Smart districts knew those funds wouldn’t last forever and put them toward short-term needs. But many districts spent them on hiring new staff, which increased the school system’s bottom line but was not sustainable long term.
Districts have also done a poor job managing and forecasting enrollment.
Everyone knows birthrates are on an overall decline, and even though Texas is a growing state with net migration gain, many districts are still contracting or struggling to maintain their numbers.
As public schools shrink, districts must contend with underused and overstaffed facilities. Half-empty classrooms are expensive, but districts don’t want to eliminate union jobs, so taxpayers continue to pay and pay.
But now that the state is unwilling to fund this endless expenditure of capital, especially amidst lackluster test scores, school systems don’t know what to do besides beat up on school choice, claiming it will kill what’s already dying or decreasing.

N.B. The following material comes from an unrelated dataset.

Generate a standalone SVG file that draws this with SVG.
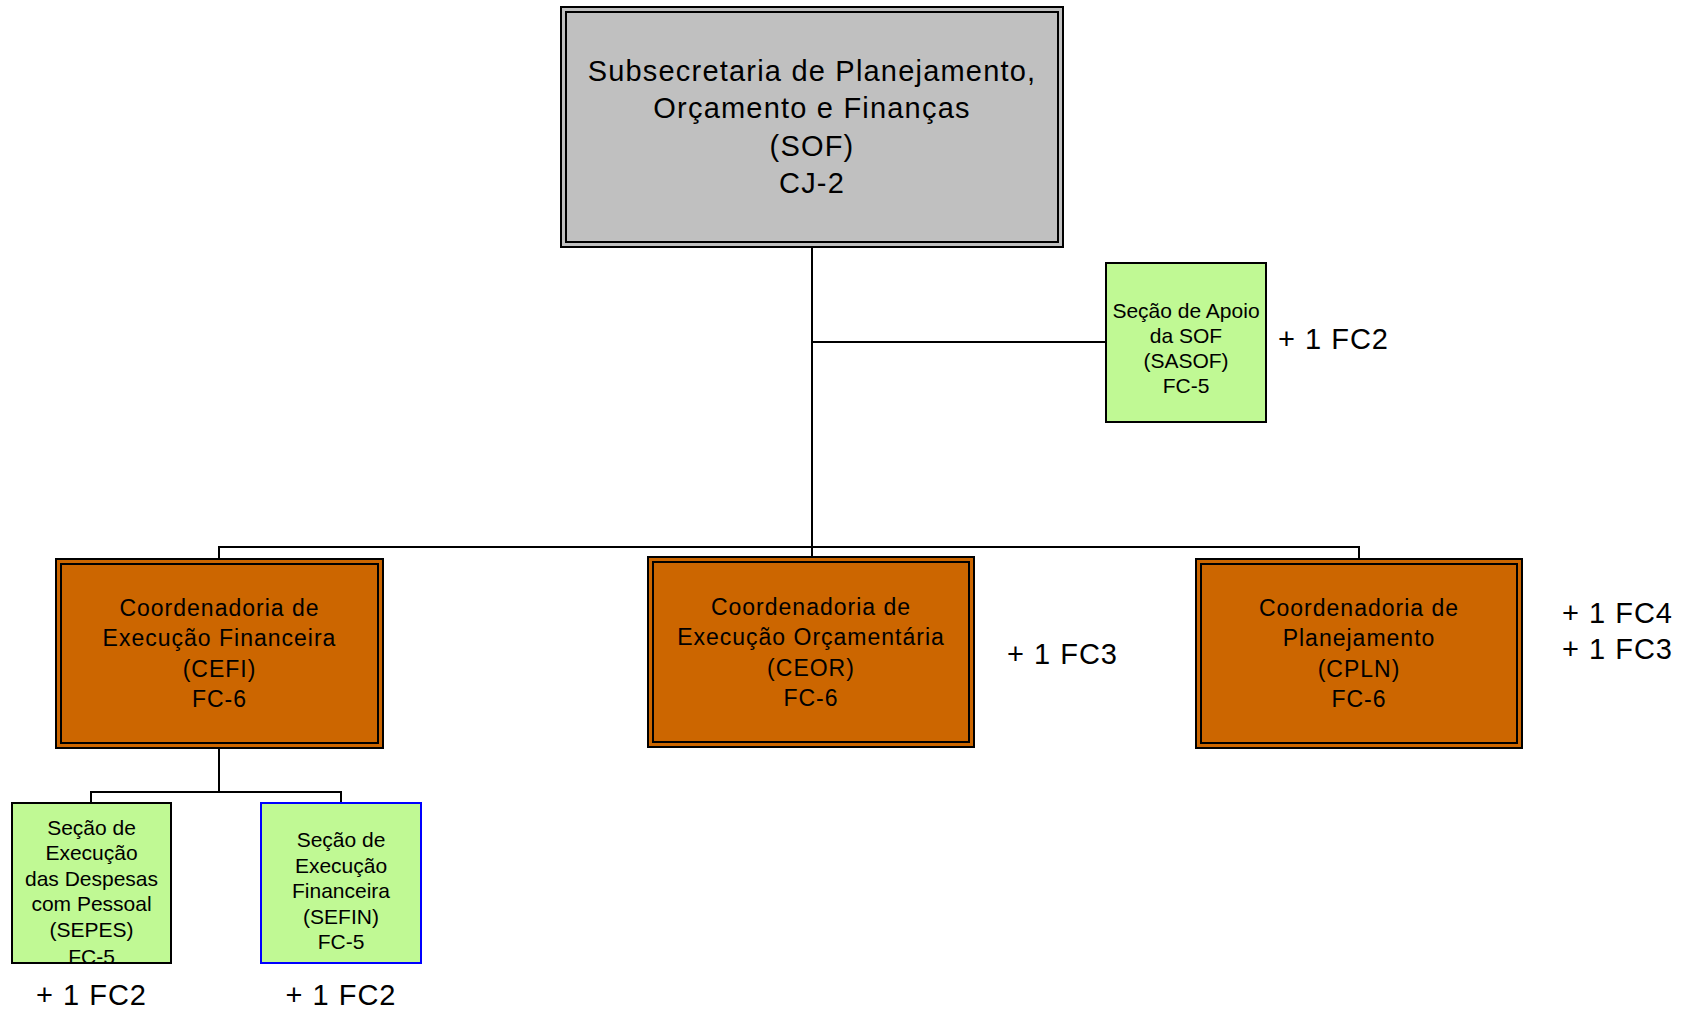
<svg xmlns="http://www.w3.org/2000/svg" width="1691" height="1010" viewBox="0 0 1691 1010">
<style>
  text { font-family: "Liberation Sans", Arial, sans-serif; fill: #000; }
  .big { font-size: 29px; letter-spacing: 1.2px; text-anchor: middle; }
  .mid { font-size: 23px; letter-spacing: 1px; text-anchor: middle; }
  .small { font-size: 21px; text-anchor: middle; }
  .note { font-size: 29px; letter-spacing: 1px; }
  .notec { font-size: 29px; letter-spacing: 1px; text-anchor: middle; }
  .outer { stroke: #000; stroke-width: 2; }
  .inner { fill: none; stroke: #000; stroke-width: 2; }
  .gray { fill: #C0C0C0; }
  .orange { fill: #CC6600; }
  .green { fill: #C0F994; stroke: #000; stroke-width: 2; }
  .green-blue { fill: #C0F994; stroke: #0000FF; stroke-width: 2; }
  .conn { fill: none; stroke: #000; stroke-width: 2; }
</style>
<defs>
  <clipPath id="clipSepes"><rect x="12" y="803" width="159" height="160"/></clipPath>
</defs>
<rect x="0" y="0" width="1691" height="1010" fill="#fff"/>

<g id="connectors">
  <path class="conn" d="M812,247 V547"/>
  <path class="conn" d="M812,342 H1106"/>
  <path class="conn" d="M219,559 V547 H1359 V559"/>
  <path class="conn" d="M812,547 V557"/>
  <path class="conn" d="M219,748 V792"/>
  <path class="conn" d="M91,803 V792 H341 V803"/>
</g>

<g id="node-sof">
  <rect class="outer gray" x="561" y="7" width="502" height="240"/>
  <rect class="inner" x="566" y="12" width="492" height="230"/>
  <text class="big" x="812" y="81">Subsecretaria de Planejamento,</text>
  <text class="big" x="812" y="118">Orçamento e Finanças</text>
  <text class="big" x="812" y="156">(SOF)</text>
  <text class="big" x="812" y="193">CJ-2</text>
</g>

<g id="node-sasof">
  <rect class="green" x="1106" y="263" width="160" height="159"/>
  <text class="small" x="1186" y="318">Seção de Apoio</text>
  <text class="small" x="1186" y="343">da SOF</text>
  <text class="small" x="1186" y="368">(SASOF)</text>
  <text class="small" x="1186" y="393">FC-5</text>
</g>
<text id="note-sasof" class="note" x="1278" y="349">+ 1 FC2</text>

<g id="node-cefi">
  <rect class="outer orange" x="56" y="559" width="327" height="189"/>
  <rect class="inner" x="61" y="564" width="317" height="179"/>
  <text class="mid" x="219.5" y="616">Coordenadoria de</text>
  <text class="mid" x="219.5" y="646">Execução Financeira</text>
  <text class="mid" x="219.5" y="677">(CEFI)</text>
  <text class="mid" x="219.5" y="707">FC-6</text>
</g>

<g id="node-ceor">
  <rect class="outer orange" x="648" y="557" width="326" height="190"/>
  <rect class="inner" x="653" y="562" width="316" height="180"/>
  <text class="mid" x="811" y="615">Coordenadoria de</text>
  <text class="mid" x="811" y="645">Execução Orçamentária</text>
  <text class="mid" x="811" y="676">(CEOR)</text>
  <text class="mid" x="811" y="706">FC-6</text>
</g>
<text id="note-ceor" class="note" x="1007" y="664">+ 1 FC3</text>

<g id="node-cpln">
  <rect class="outer orange" x="1196" y="559" width="326" height="189"/>
  <rect class="inner" x="1201" y="564" width="316" height="179"/>
  <text class="mid" x="1359" y="616">Coordenadoria de</text>
  <text class="mid" x="1359" y="646">Planejamento</text>
  <text class="mid" x="1359" y="677">(CPLN)</text>
  <text class="mid" x="1359" y="707">FC-6</text>
</g>
<g id="note-cpln">
  <text class="note" x="1562" y="623">+ 1 FC4</text>
  <text class="note" x="1562" y="659">+ 1 FC3</text>
</g>

<g id="node-sepes">
  <rect x="12" y="803" width="159" height="160" fill="#C0F994"/>
  <g clip-path="url(#clipSepes)">
    <text class="small" x="91.5" y="835">Seção de</text>
    <text class="small" x="91.5" y="860">Execução</text>
    <text class="small" x="91.5" y="886">das Despesas</text>
    <text class="small" x="91.5" y="911">com Pessoal</text>
    <text class="small" x="91.5" y="937">(SEPES)</text>
    <text class="small" x="91.5" y="964">FC-5</text>
  </g>
  <rect x="12" y="803" width="159" height="160" fill="none" stroke="#000" stroke-width="2"/>
</g>
<text id="note-sepes" class="notec" x="91.5" y="1005">+ 1 FC2</text>

<g id="node-sefin">
  <rect class="green-blue" x="261" y="803" width="160" height="160"/>
  <text class="small" x="341" y="847">Seção de</text>
  <text class="small" x="341" y="873">Execução</text>
  <text class="small" x="341" y="898">Financeira</text>
  <text class="small" x="341" y="924">(SEFIN)</text>
  <text class="small" x="341" y="949">FC-5</text>
</g>
<text id="note-sefin" class="notec" x="341" y="1005">+ 1 FC2</text>
</svg>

Yet parents are already voting with their feet.
This is one reason for the public enrollment drop, as more families choose private school or homeschooling, tired of the woke agenda and pro-LGBTQ policies present in some schools (journalists have done several exposés on districts that have promised to help parents circumvent the law against boys playing in girls’ sports).
When Democrats say they want to “fully fund public schools,” they are saying they want to forever fund an institution that has mismanaged its finances, grown its staff, and neglected the success of children, many of whom can’t read or do math at grade level.
More funding isn’t the answer; school choice is.
If insanity is doing the same thing over and over again and expecting different results, then pouring money into a broken system is nothing short of crazy.
Instead, allowing parents to pick the school they believe is best for their children will empower educational systems that work – including some public schools – and sanction those that don’t.
The pain’s already here for public school districts that operate outside the reality of parents’ desires and the state’s ability to pay. Just look at all the budget cuts and consolidations happening across the state.
All school choice will do is further what’s already happening.
And it won’t just expose, it will offer a way out, a leg up and a hopeful exit for frustrated parents who want more for their children.
Many parents are happy with their public schools. Many others would like a change. Empowering parents works and will provide financial accountability and incentive for tax dollars to be well-spent, not wasted on union priorities and the broken system that puts adults over students’ success.
For Texas, school choice can’t come soon enough.
Don’t believe the lies that it will kill public schools. Many are already dying on their own.
School choice just lets parents and students off the sinking ship.
In 2025 and beyond, and in the Lone Star State, let freedom ring.